Sanctus1 were there (I still haven't visited them yet). As was the Manchester Centre for Urban Spirituality. I think in general we'd sit well amongst that ecology.

I had a few reflections as I wandered around the fair. Some of it was incredibly commercial, indeed one stall looked like an infomercial as a guy in a suit demonstrated some kind of juicer I think. Some of the stuff like life coaching about relationships and bright lights for dealing with Seasonal Affected Disorder made infinite sense to me. Other things like Aura photography I was more sceptical about. I'm starting to think that things like palm reading is about human connection, and the ability for us to communicate with each other non-verbally. Then there were things that made me more uncomfortable like all the cultural misappropriation around Buddhist and Native American artefacts.

There were more women than men I think. As far as I could work out everyone who was attending was white, though some of the exhibitors weren't. There were all kinds of ages there.

It was a good morning I spent there. I'm confirmed in my conviction that Unitarians should be organising at these things. It's one of the places where people are searching. So we should be there.

Wednesday, October 18, 2006

(Divine) Authority

What do popular books like the Da Vinci Code and Philip Pullman's His Dark Materials series reveal about this culture? They are cultural tips of icebergs, pointing to greater realities beneath the surface. They tap into popular feelings about religion. They show what this culture thinks about religion.

One theme in both books is a menancing kind of 'church.' They shows attitudes of deep distrust towards churches and particularly the Roman Catholic Church. Why? There is a deep distrust in our culture to religious authority and hierarchy (and there is no better example of that than Catholicism). We live in a democratic society and yet church can seem stuck in medieval hierarchies. How can church survive in a democratic culture?

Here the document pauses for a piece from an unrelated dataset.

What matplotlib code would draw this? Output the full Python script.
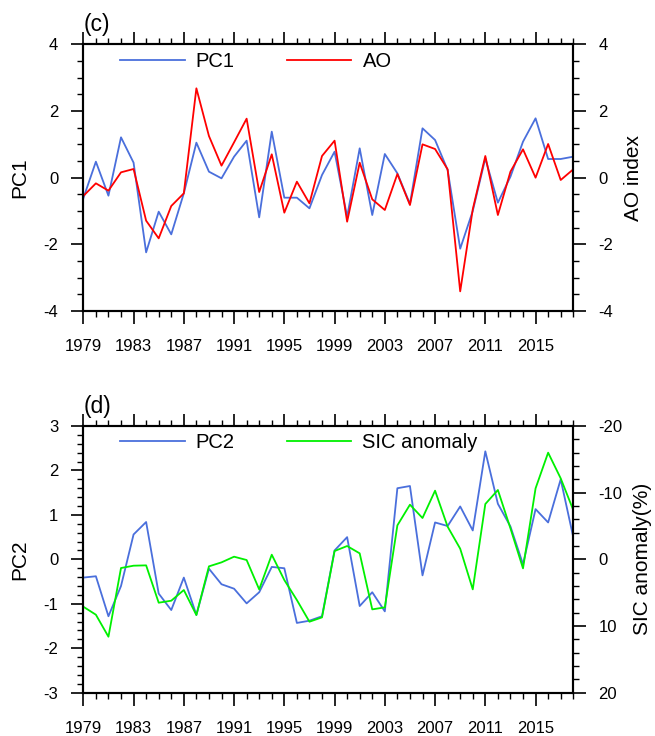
import matplotlib
matplotlib.use("Agg")
import matplotlib.pyplot as plt
import numpy as np
from matplotlib.ticker import MultipleLocator

plt.rcParams['font.family'] = ['Liberation Sans', 'DejaVu Sans']
plt.rcParams['axes.unicode_minus'] = False

years = np.arange(1979, 2019)

# panel (c)
pc1 = [-0.62, 0.48, -0.54, 1.21, 0.45, -2.24, -1.02, -1.70, -0.47, 1.05,
       0.18, -0.02, 0.63, 1.11, -1.19, 1.38, -0.60, -0.60, -0.92, 0.08,
       0.78, -1.17, 0.88, -1.12, 0.71, 0.13, -0.79, 1.48, 1.13, 0.23,
       -2.13, -1.00, 0.58, -0.75, 0.03, 1.08, 1.78, 0.56, 0.56, 0.63]
ao = [-0.55, -0.17, -0.39, 0.16, 0.26, -1.29, -1.82, -0.85, -0.47, 2.68,
      1.25, 0.36, 1.06, 1.77, -0.43, 0.70, -1.05, -0.12, -0.77, 0.65,
      1.11, -1.32, 0.45, -0.65, -0.97, 0.11, -0.82, 1.00, 0.86, 0.25,
      -3.41, -0.95, 0.65, -1.12, 0.18, 0.85, 0.00, 1.01, -0.07, 0.25]

# panel (d)
pc2 = [-0.41, -0.38, -1.28, -0.60, 0.56, 0.84, -0.77, -1.14, -0.41, -1.25,
       -0.21, -0.56, -0.66, -0.99, -0.74, -0.17, -0.20, -1.43, -1.38, -1.28,
       0.20, 0.50, -1.05, -0.74, -1.17, 1.60, 1.65, -0.36, 0.83, 0.75,
       1.19, 0.65, 2.43, 1.25, 0.74, -0.11, 1.13, 0.83, 1.80, 0.50]
sic = [7.1, 8.3, 11.6, 1.3, 0.95, 0.9, 6.5, 6.2, 4.6, 8.35,
       1.05, 0.45, -0.4, 0.1, 4.5, -0.7, 3.1, 6.1, 9.35, 8.7,
       -1.25, -2.0, -0.9, 7.5, 7.2, -5.1, -8.2, -6.2, -10.3, -4.9,
       -1.6, 4.5, -8.3, -10.4, -4.65, 1.35, -10.65, -16.0, -12.15, -7.4]

year_ticks = list(range(1979, 2016, 4))

BLUE = '#4a6fdc'
RED = '#ff0000'
GREEN = '#00f000'


def style_axes(ax, twin):
    for a in (ax, twin):
        for s in a.spines.values():
            s.set_linewidth(1.5)
    ax.set_xlim(1979, 2018)
    ax.set_xticks(year_ticks)
    ax.xaxis.set_minor_locator(MultipleLocator(1))
    ax.tick_params(axis='x', which='both', direction='out', top=True, labelsize=12, pad=11)
    ax.tick_params(axis='y', which='both', direction='out', labelsize=12, pad=9)
    ax.tick_params(which='major', length=9, width=1.2)
    ax.tick_params(which='minor', length=4.5, width=1.0)
    twin.tick_params(axis='y', which='both', direction='out', labelsize=12, pad=9)
    twin.tick_params(which='major', length=9, width=1.2)
    twin.tick_params(which='minor', length=4.5, width=1.0)


fig = plt.figure(figsize=(6.55, 7.36), dpi=100)

# (c) PC1 and AO
ax1 = fig.add_axes([0.1272, 0.5774, 0.748, 0.3624])
ax1r = ax1.twinx()
l1, = ax1.plot(years, pc1, color=BLUE, lw=1.3, label='PC1')
l2, = ax1r.plot(years, ao, color=RED, lw=1.3, label='AO')
ax1.set_ylim(-4, 4)
ax1r.set_ylim(-4, 4)
ax1.set_yticks([-4, -2, 0, 2, 4])
ax1r.set_yticks([-4, -2, 0, 2, 4])
ax1.yaxis.set_minor_locator(MultipleLocator(0.5))
ax1r.yaxis.set_minor_locator(MultipleLocator(0.5))
style_axes(ax1, ax1r)
ax1.set_ylabel('PC1', fontsize=15, labelpad=10)
ax1r.set_ylabel('AO index', fontsize=15, labelpad=8)
ax1.text(0.0, 1.03, '(c)', transform=ax1.transAxes, fontsize=16.5, ha='left', va='bottom')
ax1r.legend([l1, l2], ['PC1', 'AO'], ncol=2, loc='center left', bbox_to_anchor=(0.075, 0.937),
            frameon=False, fontsize=14.5, handlelength=3.2, handletextpad=0.55,
            columnspacing=2.6, borderpad=0, borderaxespad=0)

# (d) PC2 and SIC anomaly
ax2 = fig.add_axes([0.1272, 0.0588, 0.748, 0.3624])
ax2r = ax2.twinx()
l3, = ax2.plot(years, pc2, color=BLUE, lw=1.3, label='PC2')
l4, = ax2r.plot(years, sic, color=GREEN, lw=1.3, label='SIC anomaly')
ax2.set_ylim(-3, 3)
ax2.set_yticks([-3, -2, -1, 0, 1, 2, 3])
ax2.yaxis.set_minor_locator(MultipleLocator(0.2))
ax2r.set_ylim(20, -20)
ax2r.set_yticks([20, 10, 0, -10, -20])
ax2r.yaxis.set_minor_locator(MultipleLocator(2))
style_axes(ax2, ax2r)
ax2.set_ylabel('PC2', fontsize=15, labelpad=10)
ax2r.set_ylabel('SIC anomaly(%)', fontsize=15, labelpad=8)
ax2.text(0.0, 1.03, '(d)', transform=ax2.transAxes, fontsize=16.5, ha='left', va='bottom')
ax2r.legend([l3, l4], ['PC2', 'SIC anomaly'], ncol=2, loc='center left', bbox_to_anchor=(0.075, 0.937),
            frameon=False, fontsize=14.5, handlelength=3.2, handletextpad=0.55,
            columnspacing=2.6, borderpad=0, borderaxespad=0)

fig.savefig('out.png', dpi=100)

But this goes deeper than polity. This goes right to the nature of God. Can the idea of the God King survive in a democratically minded culture? Can divine authority, power, lordship, even parenthood possibly be acceptable in today's western society? Are these ideas necessary doctrines of God, or ones which we should do away with?

Mission is the process of making your faith understandable and desirable to the surrounding culture. We've forgotten how to do this in the west. But it's something that must be done.

Perhaps we need to talk more loudly about a powerless God, a God that does not require worship and the lauding of honours, but is Friend and Guide, helping us empower ourselves.

Perhaps we need to talk more loudly about the fact that the Unitarian Church democratically elects its leaders. Perhaps this is the most amazing thing about the Unitarian Church.

We must keep thinking about these sorts of things.

Tuesday, October 17, 2006

Reading week, haven't done much reading yet

Some basics about my life right now.

I'm living in Manchester. I'm attending Unitarian College Manchester which exists in a partnership with four other colleges in the same building: Luther King House.

I have a placement church in the area, which I'm slowly getting to know.

I should be here for two years, then I'll be qualified. That in itself worries me a bit. Every other denomination seems to require much longer to qualify. Unitarians are supposed to do it in three years if they don't have a degree and two years if they do. Is that enough?

Next week I'm taking a one-week course in the theology and practice of ordained ministry. It's actually a very puzzling subject to me. What is a Unitarian theology of ministry? We don't actually get 'ordained' in the (British) Unitarian church. I'm not really sure what ordained means. Why do we need ministers at all? I know some people who believe we don't. Why do we call ministers 'rev'? What do we expect ministers to wear and why? Like many things I don't think Unitarians have a clear idea about these things and I think we should do.

Just some thoughts on a Tuesday evening.